In Grasplify, the students switched hands quite quickly (we showed an example earlier of Leo switching from 8 × 5 to 5 × 8). However, we never saw them switch factors in Zaplify. We hypothesise that it is because the visual display changes so much in Grasplify, so that 4 × 3 is seen as being different from 3 × 4 (though also being the same). Also, the two sides of Grasplify host different kinds of numbers: one side is the unit, the other side is the number of copies of the unit. For both of these reasons, switching sides seems to make a difference for students. In Zaplify, however, the difference is not recognised. Not only would the grids look very similar when the horizontal is switched with the vertical, but also the two sides (left and bottom) create the same kind of objects (the two factors).

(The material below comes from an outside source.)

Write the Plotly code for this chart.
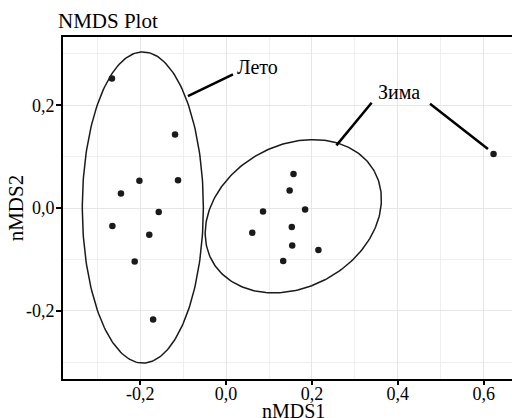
import numpy as np
import plotly.graph_objects as go

# ---- data ----
summer_x = [-0.266, -0.119, -0.202, -0.112, -0.245, -0.157, -0.265, -0.179, -0.213, -0.170]
summer_y = [0.252, 0.143, 0.053, 0.054, 0.028, -0.008, -0.035, -0.052, -0.104, -0.217]
winter_x = [0.157, 0.148, 0.086, 0.184, 0.061, 0.153, 0.154, 0.215, 0.133, 0.623]
winter_y = [0.066, 0.034, -0.007, -0.003, -0.048, -0.037, -0.073, -0.082, -0.103, 0.105]

# ellipse parameters: centre and two semi-axis vectors (data units)
summer_center = (-0.194, 0.001)
summer_u = (0.141, 0.0)
summer_v = (0.0, 0.303)
winter_center = (0.1565, -0.016)
winter_u = (0.189, 0.0872)
winter_v = (0.080, -0.121)

# labels and leader lines
label_names = ["Лето", "Зима"]
label_x = [0.072, 0.402]
label_y = [0.275, 0.225]
leader_x0 = [0.016, 0.339, 0.475]
leader_y0 = [0.260, 0.205, 0.203]
leader_x1 = [-0.089, 0.257, 0.610]
leader_y1 = [0.218, 0.122, 0.115]

# ticks
x_tickvals = [-0.2, 0.0, 0.2, 0.4, 0.6]
x_ticktext = ["-0,2", "0,0", "0,2", "0,4", "0,6"]
y_tickvals = [-0.2, 0.0, 0.2]
y_ticktext = ["-0,2", "0,0", "0,2"]

x_range = [-0.38, 0.666]
y_range = [-0.333, 0.333]

FONT = "Liberation Serif"


def ellipse(center, u, v, n=240):
    t = np.linspace(0, 2 * np.pi, n)
    ex = center[0] + np.cos(t) * u[0] + np.sin(t) * v[0]
    ey = center[1] + np.cos(t) * u[1] + np.sin(t) * v[1]
    return ex, ey


fig = go.Figure()

for c, u, v in [(summer_center, summer_u, summer_v), (winter_center, winter_u, winter_v)]:
    ex, ey = ellipse(c, u, v)
    fig.add_trace(go.Scatter(x=ex, y=ey, mode="lines",
                             line=dict(color="#1a1a1a", width=1.5),
                             hoverinfo="skip", showlegend=False))

fig.add_trace(go.Scatter(x=summer_x + winter_x, y=summer_y + winter_y, mode="markers",
                         marker=dict(color="#1a1a1a", size=6.5),
                         showlegend=False))

for x0, y0, x1, y1 in zip(leader_x0, leader_y0, leader_x1, leader_y1):
    fig.add_shape(type="line", x0=x0, y0=y0, x1=x1, y1=y1, xref="x", yref="y",
                  line=dict(color="black", width=2.5))

for name, lx, ly in zip(label_names, label_x, label_y):
    fig.add_annotation(x=lx, y=ly, text=name, showarrow=False,
                       font=dict(family=FONT, size=20, color="black"))

# axis titles
fig.add_annotation(text="nMDS1", xref="paper", yref="paper", x=0.513, y=-0.0925,
                   xanchor="center", yanchor="middle", showarrow=False,
                   font=dict(family=FONT, size=20, color="black"))
fig.add_annotation(text="nMDS2", xref="paper", yref="paper", x=-0.104, y=0.5,
                   textangle=-90, xanchor="center", yanchor="middle", showarrow=False,
                   font=dict(family=FONT, size=21, color="black"))

fig.update_layout(
    width=512, height=418,
    margin=dict(l=63, r=0, t=37, b=39),
    paper_bgcolor="white", plot_bgcolor="white",
    font=dict(family=FONT, size=18, color="black"),
    title=dict(text="NMDS Plot", x=58 / 512, xanchor="left", xref="container",
               y=1 - 21 / 418, yanchor="middle", yref="container",
               font=dict(family=FONT, size=21, color="black")),
    showlegend=False,
)

fig.update_xaxes(range=x_range, tickvals=x_tickvals, ticktext=x_ticktext,
                 showgrid=True, gridcolor="#e6e6e6", gridwidth=1.2,
                 minor=dict(dtick=0.1, tick0=0, showgrid=True, gridcolor="#efefef", gridwidth=1),
                 zeroline=False, showline=True, linecolor="black", linewidth=2,
                 mirror=True, ticks="outside", ticklen=4, tickwidth=1.5, tickcolor="black",
                 ticklabelstandoff=-7,
                 tickfont=dict(family=FONT, size=18, color="black"))
fig.update_yaxes(range=y_range, tickvals=y_tickvals, ticktext=y_ticktext,
                 showgrid=True, gridcolor="#e6e6e6", gridwidth=1.2,
                 minor=dict(dtick=0.1, tick0=0, showgrid=True, gridcolor="#efefef", gridwidth=1),
                 zeroline=False, showline=True, linecolor="black", linewidth=2,
                 ticks="outside", ticklen=5, tickwidth=1.5, tickcolor="black",
                 ticklabelstandoff=-2,
                 tickfont=dict(family=FONT, size=18, color="black"))

fig.write_html("out.html", config={"displayModeBar": False},
               post_script="document.body.style.margin='0';document.body.style.padding='0';")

Of course, it is possible to switch hands in Zaplify, but no student ever did. We interpret this as an awareness they have of the symmetry of Zaplify, that is, that placing 7 fingers along the bottom and 5 along the side will produce “the same” as placing 5 along the bottom and 7 along the side. Moreover, we suggest that by not switching, they are showing a sense of hospitality in Zaplify, by respecting its particular way of showing multiplication and not forcing into it the ways of working in Grasplify.
Related to this issue of switching, the only time we heard the students comment on the difference in Zaplify was when Leo was asked which world was better for showing that 4 × 5 is the same as 5 × 4. He first chose Grasplify, but then switched to Zaplify. He created 4 × 5 and described “there are four dots, five times”. He hesitated for five seconds and then turned the iPad 90 degrees, saying “When you look at the portrait, you can see it, (he then turns the iPad 90 degrees), when you look at landscape you can also see it”. We note that in this explanation there is no switching of hands, only a change of perspective.
We saw a similar untranslatable when we asked Ian and Fabian to vary the button problem, so that there would only be four heaps (instead of five). In Grasplify, Ian released one pip-finger, while Fabian started to drag one pod into the trash bin. When Ian asked him why he was doing that, Fabian replied, “because four buttons” and Ian responded, “four buttons in each pile”, to which Fabian agreed. Subsequently, when the interviewer asked about decreasing the number of buttons in each heap again, they were quick to lift a pip-finger. In comparison, when asked to increase the number of buttons in each heap in Zaplify (from five to six), they spent more time discussing where they should tap, the left side or the bottom. They had made five horizontal rows and eight vertical ones. Ian tapped once at the bottom (creating nine vertical lines) but soon realised that it was incorrect. Fabian tried to help by tapping on the top of the screen to add one more horizontal line and said, “that’s six”, but Ian said, “but that’s nine”. Eventually, Ian cleared the screen and restarted. He made six horizontal lines, then locked the screen, and made eight vertical lines. When asked, “what if there were seven buttons?”, Ian made one more vertical line but realised that it was incorrect and restarted. We see this as a similar untranslatable because it seems related to the fact that the two quantities play more distinct roles in Grasplify, which seems to make it easier to vary the problem, while the two quantities in Zaplify are harder to distinguish. In other words, the distinctness of Grasplify cannot be expressed in Zaplify.